Joan Didion’s 2011 Memoir, Blue Nights

Joan Didion’s Blue Nights

I recently finished reading Joan Didion’s “Blue Nights,” a book about the death of her daughter Quintana Roo. For the past month, every night I would read a few pages before I fall asleep. Towards the end of the book, it was devastating; a few passages made me cry.

For some reason I might be the type of person who is quick to tears — I may be a highly sensitive person; I wept several times while reading Joan Didion’s intensely personal memoir, “The Year of Magical Thinking,” published in 2005. In the book she recounted with piercing detail how she came to terms with her husband John Gregory Dunne’s sudden death at the dinner table. In our age of distraction, I wonder if anyone will remember when was the last time a writer made you cry.

Category: Biography & Memoir | Essays & Literary Collections. It was NT$560 (about US$17.00) for this Vintage International paperback copy when I picked it up a couple of months ago in a bookstore in Taiwan.

It is a little hard for me to believe that Joan Didion has died at age 87 from Parkinson’s disease in 2021 because her books are still very much alive in my life. Below are some texts I noted while reading the book.

Reflecting on her role as a parent

P93
I do not know many people who think they have succeeded as parents. Those who do tend to cite the markers that indicate (their own) status in the world: the Stanford degree, the Harvard MBA, the summer with the white-shoe law firm. Those of us less inclined to compliment ourselves on our parenting skills, in other words most of us, recite rosaries of our failures, our neglects, our derelictions and delinquencies.

On changes in parenting styles over the past fifty years

P93, P94
The very definition of success as a parent has undergone a telling transformation: we used to define success as the ability to encourage the child to grow into independent (which is to say into adult) life, to “raise” the child, to let the child go. If a child wanted to try out his or her new bicycle on the steepest hill in the neighborhood, there may have been a pro forma reminder that the steepest hill in the neighborhood descended into a four-way intersection, but such a reminder, because independence was still seen as the desired end of the day, stopped short of nagging. If a child elected to indulge in activity that could end badly, such negative possibilities may have gotten mentioned once, but not twice.

Digressions on subjects such as her own work in the theatre

P165
I promised myself that I would maintain momentum. […]

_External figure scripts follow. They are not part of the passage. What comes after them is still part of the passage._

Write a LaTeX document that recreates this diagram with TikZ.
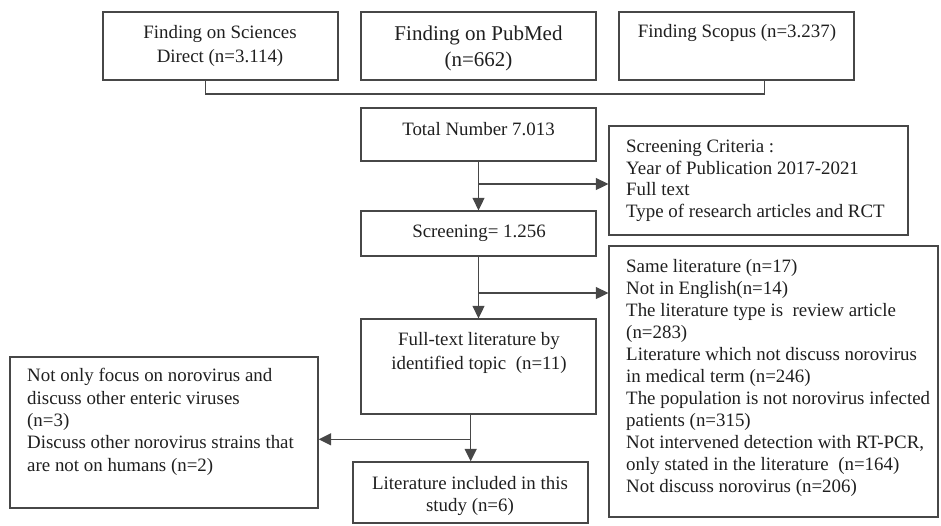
\documentclass[tikz,border=0pt]{standalone}
\usepackage{fontspec}
\setmainfont{Liberation Serif}
\usetikzlibrary{arrows.meta,calc,fit}
\tikzset{
  box/.style={draw=black!72, line width=1.3pt, inner sep=0pt},
  line/.style={draw=black!72, line width=1.3pt},
  arr/.style={line, -{Triangle[length=12.5pt,width=12pt]}},
  txt/.style={inner sep=0pt, text=black!88, font=\fontsize{18.9}{22}\selectfont},
}
\begin{document}
\begin{tikzpicture}[x=1pt,y=-1pt]
\useasboundingbox (0,0) rectangle (941,525);
% boxes
\node[box, fit={(103,12) (338,80)}] (sd) {};
\node[box, fit={(361,12) (596,80)}] (pm) {};
\node[box, fit={(619,12) (854,80)}] (sc) {};
\node[box, fit={(361,108) (596,161)}] (tot) {};
\node[box, fit={(609,126) (908,235)}] (crit) {};
\node[box, fit={(361,211) (596,256)}] (scr) {};
\node[box, fit={(609,246) (938,517)}] (exc) {};
\node[box, fit={(361,319) (596,414)}] (ft) {};
\node[box, fit={(10,357) (318,508)}] (lft) {};
\node[box, fit={(353,462) (588,523)}] (lit) {};
% texts
\node[txt, anchor=north, align=center, font=\fontsize{18.9}{24}\selectfont] (tsd) at (220,21.2) {\strut Finding on Sciences\\Direct (n=3.114)};
\node[txt, anchor=north, align=center, font=\fontsize{21}{26}\selectfont] (tpm) at (478.5,21.8) {\strut Finding on PubMed\\(n=662)};
\node[txt, anchor=north] (tsc) at (737,22.3) {\strut Finding Scopus (n=3.237)};
\node[txt, anchor=north] (ttot) at (478.5,119.6) {\strut Total Number 7.013};
\node[txt, anchor=north west, align=left, font=\fontsize{18.9}{21.5}\selectfont] (tcrit) at (626,137.6) {\strut Screening Criteria :\\Year of Publication 2017-2021\\Full text\\Type of research articles and RCT};
\node[txt, anchor=north] (tscr) at (479,222.3) {\strut Screening= 1.256};
\node[txt, anchor=north west, align=left] (texc) at (626,257.3) {\strut Same literature (n=17)\\Not in English(n=14)\\The literature type is\ \ review article\\(n=283)\\Literature which not discuss norovirus\\in medical term (n=246)\\The population is not norovirus infected\\patients (n=315)\\Not intervened detection with RT-PCR,\\only stated in the literature\ \ (n=164)\\Not discuss norovirus (n=206)};
\node[txt, anchor=north, align=center, font=\fontsize{18.9}{24}\selectfont] (tft) at (479,328.5) {\strut Full-text literature by\\identified topic\ \ (n=11)};
\node[txt, anchor=north west, align=left, font=\fontsize{18.9}{22.3}\selectfont] (tlft) at (27,366.1) {\strut Not only focus on norovirus and\\discuss other enteric viruses\\(n=3)\\Discuss other norovirus strains that\\are not on humans (n=2)};
\node[txt, anchor=north, align=center, font=\fontsize{18.9}{22.4}\selectfont] (tlit) at (470,473.6) {\strut Literature included in this\\study (n=6)};
% connectors
\coordinate (b1) at ($(sd.south west)+(103,0)$);
\coordinate (b2) at ($(sc.south west)+(146,0)$);
\draw[line] (b1) -- ++(0,13.3) -| (b2);
\draw[arr] (tot.south) -- (scr.north);
\coordinate (j1) at (478.5,184);
\draw[arr] (j1) -- (j1 -| crit.west);
\draw[arr] (scr.south) -- (ft.north);
\coordinate (j2) at (478.5,293);
\draw[arr] (j2) -- (j2 -| exc.west);
\coordinate (f1) at (ft.south -| 470.7,0);
\coordinate (f2) at (lit.north -| 470.7,0);
\draw[arr] (f1) -- (f2);
\coordinate (j3) at (470.7,439.3);
\draw[arr] (j3) -- (j3 -| lft.east);
\end{tikzpicture}
\end{document}
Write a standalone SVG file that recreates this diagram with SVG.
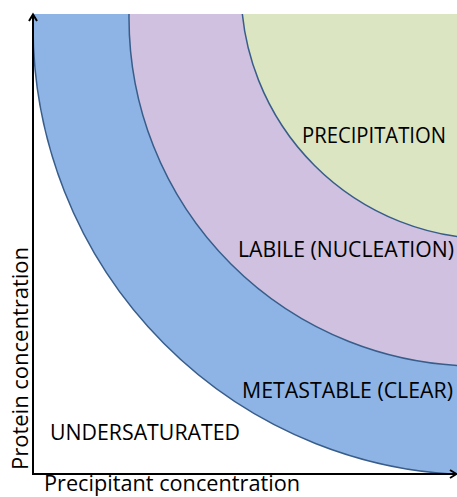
<svg xmlns="http://www.w3.org/2000/svg" width="457" height="497" viewBox="0 0 457 497">
<style>
.lbl{font-family:"Open Sans","Liberation Sans",sans-serif;font-size:21px;fill:#000}
.zone{stroke:#385D8A;stroke-width:1.5}
.axis{stroke:#000;stroke-width:2;fill:none}
</style>
<defs>
<clipPath id="plot"><rect x="33" y="14" width="424" height="460"/></clipPath>
</defs>
<rect width="457" height="497" fill="#fff"/>
<g clip-path="url(#plot)">
<g id="metastable"><ellipse class="zone" cx="480" cy="26" rx="447" ry="449" fill="#8EB4E6"/></g>
<g id="labile"><circle class="zone" cx="477" cy="18" r="348" fill="#CFC1DF"/></g>
<g id="precipitation"><circle class="zone" cx="492" cy="-12" r="251" fill="#DCE5C1"/></g>
</g>
<g id="axes">
<path class="axis" d="M33,474 V15 M29,21 L33,14.5 L37,21"/>
<path class="axis" d="M32,474 H456 M450,470 L456.5,474 L450,478"/>
</g>
<g id="labels">
<text class="lbl" x="302" y="143" textLength="144" lengthAdjust="spacingAndGlyphs">PRECIPITATION</text>
<text class="lbl" x="238" y="257" textLength="216" lengthAdjust="spacingAndGlyphs">LABILE (NUCLEATION)</text>
<text class="lbl" x="242" y="398" textLength="211" lengthAdjust="spacingAndGlyphs">METASTABLE (CLEAR)</text>
<text class="lbl" x="50" y="440" textLength="190" lengthAdjust="spacingAndGlyphs">UNDERSATURATED</text>
<text class="lbl" x="44" y="491" textLength="256" lengthAdjust="spacingAndGlyphs">Precipitant concentration</text>
<text class="lbl" x="28" y="470" transform="rotate(-90 28 470)" textLength="223" lengthAdjust="spacingAndGlyphs">Protein concentration</text>
</g>
</svg>
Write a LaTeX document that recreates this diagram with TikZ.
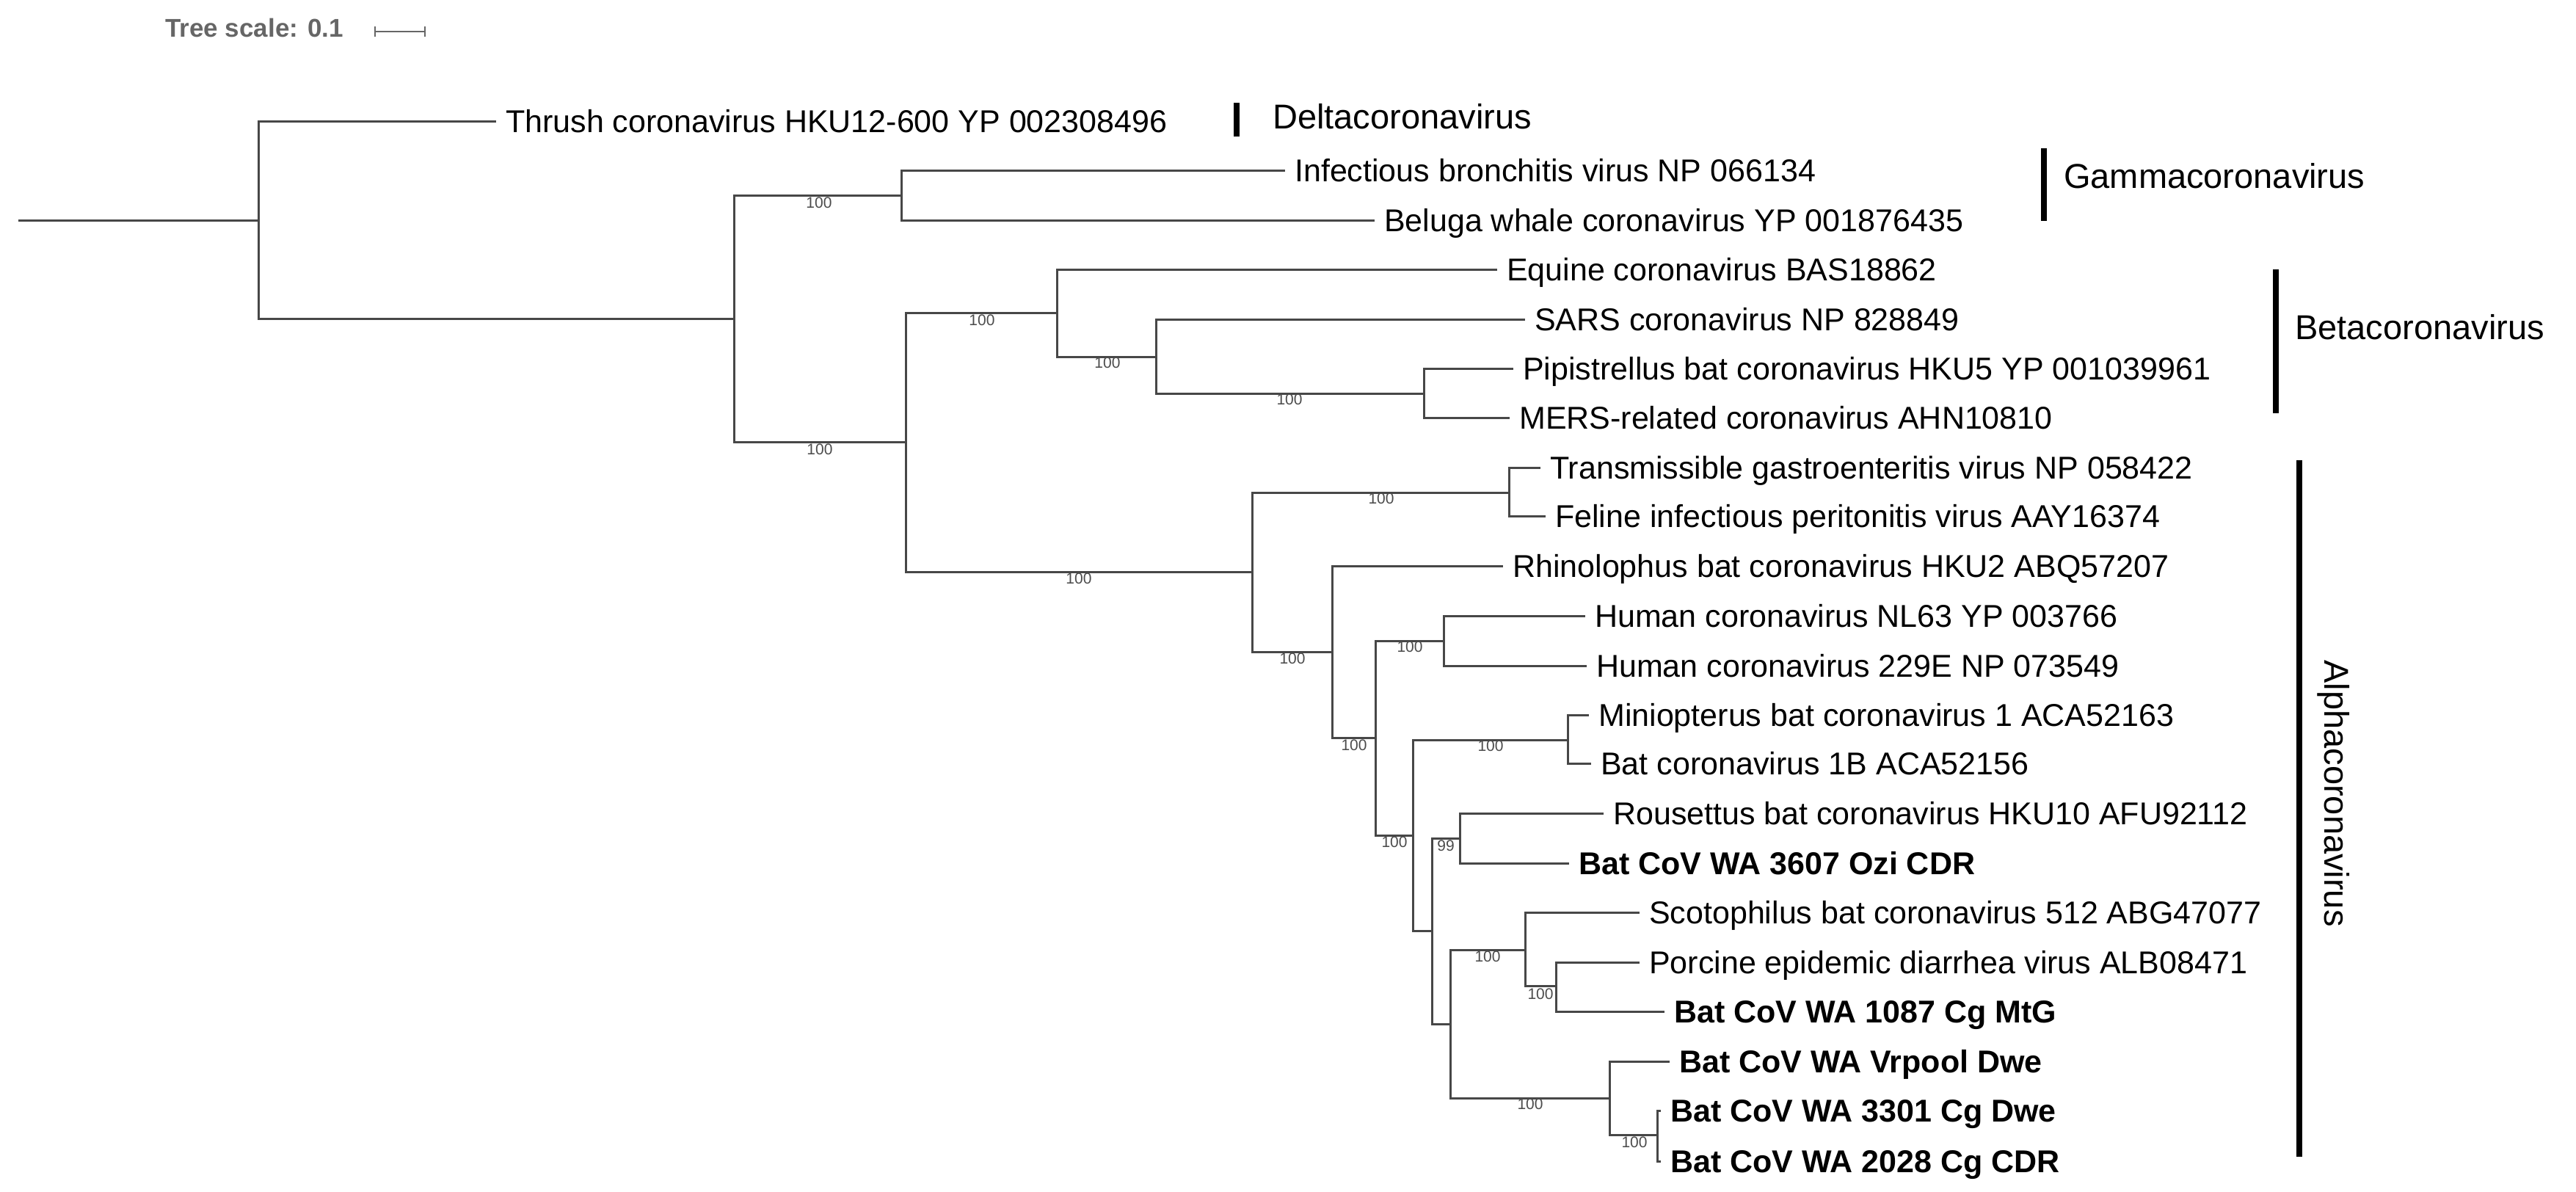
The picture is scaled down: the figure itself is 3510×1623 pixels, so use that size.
\documentclass[tikz,border=0pt]{standalone}
\usepackage{fontspec}
\setmainfont{Liberation Sans}
\newcommand{\leaffont}{\fontsize{43}{50}\selectfont}
\newcommand{\bsfont}{\fontsize{21}{24}\selectfont}
\newcommand{\cladefont}{\fontsize{47}{54}\selectfont}
\begin{document}
\begin{tikzpicture}[x=1pt,y=-1pt,
  leaf/.style={anchor=west,inner xsep=13pt,inner ysep=0pt,text height=31pt,text depth=0pt,font=\leaffont},
  bleaf/.style={leaf,font=\leaffont\bfseries},
  bs/.style={font=\bsfont,text=black!70,inner sep=0pt},
  edge/.style={draw=black!72,line width=3pt},
  bar/.style={draw=black,line width=8pt},
  clade/.style={font=\cladefont,anchor=west,inner sep=0pt,text height=34pt,text depth=0pt}]
\useasboundingbox (0,0) rectangle (3510,1623);
% tree scale
\node[anchor=west,inner sep=0pt,text height=25pt,text depth=0pt,font=\fontsize{35}{40}\selectfont\bfseries,text=black!60] (ts) at (225,38) {Tree scale: 0.1};
\coordinate (sa) at (511,43); \coordinate (sb) at (579,43);
\draw[draw=black!60,line width=2.5pt] (sa) -- (sb);
\draw[draw=black!60,line width=2.5pt] ([yshift=-7pt]sa) -- ([yshift=7pt]sa);
\draw[draw=black!60,line width=2.5pt] ([yshift=-7pt]sb) -- ([yshift=7pt]sb);
% internal nodes
\coordinate (root) at (25,300);
\coordinate (n1) at (352,300);
\coordinate (n2) at (1000,434);
\coordinate (g) at (1228,266);
\coordinate (n3) at (1234,602);
\coordinate (b1) at (1440,426);
\coordinate (b2) at (1575,486);
\coordinate (b3) at (1940,536);
\coordinate (a1) at (1706,779);
\coordinate (a2) at (2056,671);
\coordinate (a3) at (1815,888);
\coordinate (a4) at (1874,1005);
\coordinate (a5) at (1967,873);
\coordinate (a6) at (1925,1138);
\coordinate (a7) at (2136,1008);
\coordinate (a8) at (1951,1268);
\coordinate (a9) at (1989,1142);
\coordinate (a10) at (1976,1395);
\coordinate (a11) at (2078,1294);
\coordinate (a12) at (2120,1343);
\coordinate (a13) at (2193,1496);
\coordinate (a14) at (2258,1546);
% leaves
\node[leaf] (thr) at (676,165) {Thrush coronavirus HKU12-600 YP 002308496};
\node[leaf] (ibv) at (1751,232) {Infectious bronchitis virus NP 066134};
\node[leaf] (bel) at (1873,300) {Beluga whale coronavirus YP 001876435};
\node[leaf] (equ) at (2040,367) {Equine coronavirus BAS18862};
\node[leaf] (sars) at (2078,435) {SARS coronavirus NP 828849};
\node[leaf] (pip) at (2062,502) {Pipistrellus bat coronavirus HKU5 YP 001039961};
\node[leaf] (mers) at (2057,569) {MERS-related coronavirus AHN10810};
\node[leaf] (tgev) at (2099,637) {Transmissible gastroenteritis virus NP 058422};
\node[leaf] (fel) at (2106,703) {Feline infectious peritonitis virus AAY16374};
\node[leaf] (rh) at (2048,771) {Rhinolophus bat coronavirus HKU2 ABQ57207};
\node[leaf] (nl) at (2160,839) {Human coronavirus NL63 YP 003766};
\node[leaf] (hcv) at (2162,907) {Human coronavirus 229E NP 073549};
\node[leaf] (min) at (2165,974) {Miniopterus bat coronavirus 1 ACA52163};
\node[leaf] (b1b) at (2168,1040) {Bat coronavirus 1B ACA52156};
\node[leaf] (rou) at (2185,1108) {Rousettus bat coronavirus HKU10 AFU92112};
\node[bleaf] (ozi) at (2138,1176) {Bat CoV WA 3607 Ozi CDR};
\node[leaf] (sco) at (2234,1243) {Scotophilus bat coronavirus 512 ABG47077};
\node[leaf] (ped) at (2234,1311) {Porcine epidemic diarrhea virus ALB08471};
\node[bleaf] (mtg) at (2268,1378) {Bat CoV WA 1087 Cg MtG};
\node[bleaf] (vrp) at (2275,1446) {Bat CoV WA Vrpool Dwe};
\node[bleaf] (dwe) at (2263,1513) {Bat CoV WA 3301 Cg Dwe};
\node[bleaf] (cdr) at (2263,1582) {Bat CoV WA 2028 Cg CDR};
% edges
\draw[edge] (root) -- (n1);
\draw[edge] (n1) |- (thr.west);
\draw[edge] (n1) |- (n2);
\draw[edge] (n2) |- (g);
\draw[edge] (g) |- (ibv.west);
\draw[edge] (g) |- (bel.west);
\draw[edge] (n2) |- (n3);
\draw[edge] (n3) |- (b1);
\draw[edge] (b1) |- (equ.west);
\draw[edge] (b1) |- (b2);
\draw[edge] (b2) |- (sars.west);
\draw[edge] (b2) |- (b3);
\draw[edge] (b3) |- (pip.west);
\draw[edge] (b3) |- (mers.west);
\draw[edge] (n3) |- (a1);
\draw[edge] (a1) |- (a2);
\draw[edge] (a2) |- (tgev.west);
\draw[edge] (a2) |- (fel.west);
\draw[edge] (a1) |- (a3);
\draw[edge] (a3) |- (rh.west);
\draw[edge] (a3) |- (a4);
\draw[edge] (a4) |- (a5);
\draw[edge] (a5) |- (nl.west);
\draw[edge] (a5) |- (hcv.west);
\draw[edge] (a4) |- (a6);
\draw[edge] (a6) |- (a7);
\draw[edge] (a7) |- (min.west);
\draw[edge] (a7) |- (b1b.west);
\draw[edge] (a6) |- (a8);
\draw[edge] (a8) |- (a9);
\draw[edge] (a9) |- (rou.west);
\draw[edge] (a9) |- (ozi.west);
\draw[edge] (a8) |- (a10);
\draw[edge] (a10) |- (a11);
\draw[edge] (a11) |- (sco.west);
\draw[edge] (a11) |- (a12);
\draw[edge] (a12) |- (ped.west);
\draw[edge] (a12) |- (mtg.west);
\draw[edge] (a10) |- (a13);
\draw[edge] (a13) |- (vrp.west);
\draw[edge] (a13) |- (a14);
\draw[edge] (a14) |- (dwe.west);
\draw[edge] (a14) |- (cdr.west);
% bootstrap values
\node[bs] (s1) at (1116,276) {100};
\node[bs] (s2) at (1117,612) {100};
\node[bs] (s3) at (1338,436) {100};
\node[bs] (s4) at (1509,494) {100};
\node[bs] (s5) at (1757,544) {100};
\node[bs] (s6) at (1470,788) {100};
\node[bs] (s7) at (1882,679) {100};
\node[bs] (s8) at (1761,897) {100};
\node[bs] (s9) at (1845,1015) {100};
\node[bs] (s10) at (1921,881) {100};
\node[bs] (s11) at (1900,1147) {100};
\node[bs] (s12) at (2031,1016) {100};
\node[bs] (s13) at (1970,1152) {99};
\node[bs] (s14) at (2027,1303) {100};
\node[bs] (s15) at (2099,1354) {100};
\node[bs] (s16) at (2085,1504) {100};
\node[bs] (s17) at (2227,1556) {100};
% clade bars and names
\coordinate (d1) at (1685,140); \coordinate (d2) at (1685,186);
\draw[bar] (d1) -- (d2);
\node[clade] (dl) at (1734,158) {Deltacoronavirus};
\coordinate (g1) at (2785,202); \coordinate (g2) at (2785,301);
\draw[bar] (g1) -- (g2);
\node[clade] (gl) at (2812,239) {Gammacoronavirus};
\coordinate (e1) at (3101,367); \coordinate (e2) at (3101,563);
\draw[bar] (e1) -- (e2);
\node[clade] (bl) at (3127,445) {Betacoronavirus};
\coordinate (f1) at (3133,627); \coordinate (f2) at (3133,1576);
\draw[bar] (f1) -- (f2);
\node[font=\cladefont,inner sep=0pt,rotate=-90] (al) at (3180,1081) {Alphacoronavirus};
\end{tikzpicture}
\end{document}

[…] A week after placing the ashes in the wall at St. John the Divine, I flew to Boston and back to New York and then to Dallas and back to New York and then to Minneapolis and back to New York, doing promotion for The Year of Magical Thinking. The following week, again doing promotion and still under the misapprehension that momentum was about traveling, I flew to Washinton and back and then to San Francisco and Los Angeles and Denver and Seattle and Chicago and Toronto and finally to Palm Springs, where I was to spend Thanksgiving with my brother and his family. From various points on this itinerary, over the course of which I began to grasp that just going to and from the airport might be insufficient, that some further effort might be required, I spoke by telephone to Scott Rudin, and agreed that I should write and he should produce and David Hare should direct a one-character play, intended for Broadway, based on The Year of Magical Thinking.

P166
[…] As ways of maintaining momentum go this one turned out to be better than most: I remember liking the entire process a good deal. I liked the quiet afternoons backstage with the stage managers and electricians, I liked the way the ushers gathered for instructions downstairs just before the half-hour call. I liked the presence of Shubert security outside, I liked the wright of the stage door as I opened it against the wind through Shubert Alley, I liked the secret passages to and from the stage.

P167
[…] I liked the matzo-ball soup we brought in from the Hotel Edison coffee shop. I liked the place to sit we set up backstage, the little improvised table with the checked tablecloth and the electrified candle and the menu that read “Café Didion.”

I liked watching the performance from a balcony above the lights.
I liked being up there alone with the lights and the play.

I liked it all, but most of all I liked the fact that although the play was entirely focused on Quintana there were, five evenings and two afternoons a week, these ninety full minutes, the run time of the play, during which she did not need to be dead.

During which the question remained open.
During which the denouement had yet to play out.
During which the last scene played did not necessarily need to be played in the ICU overlooking the East River.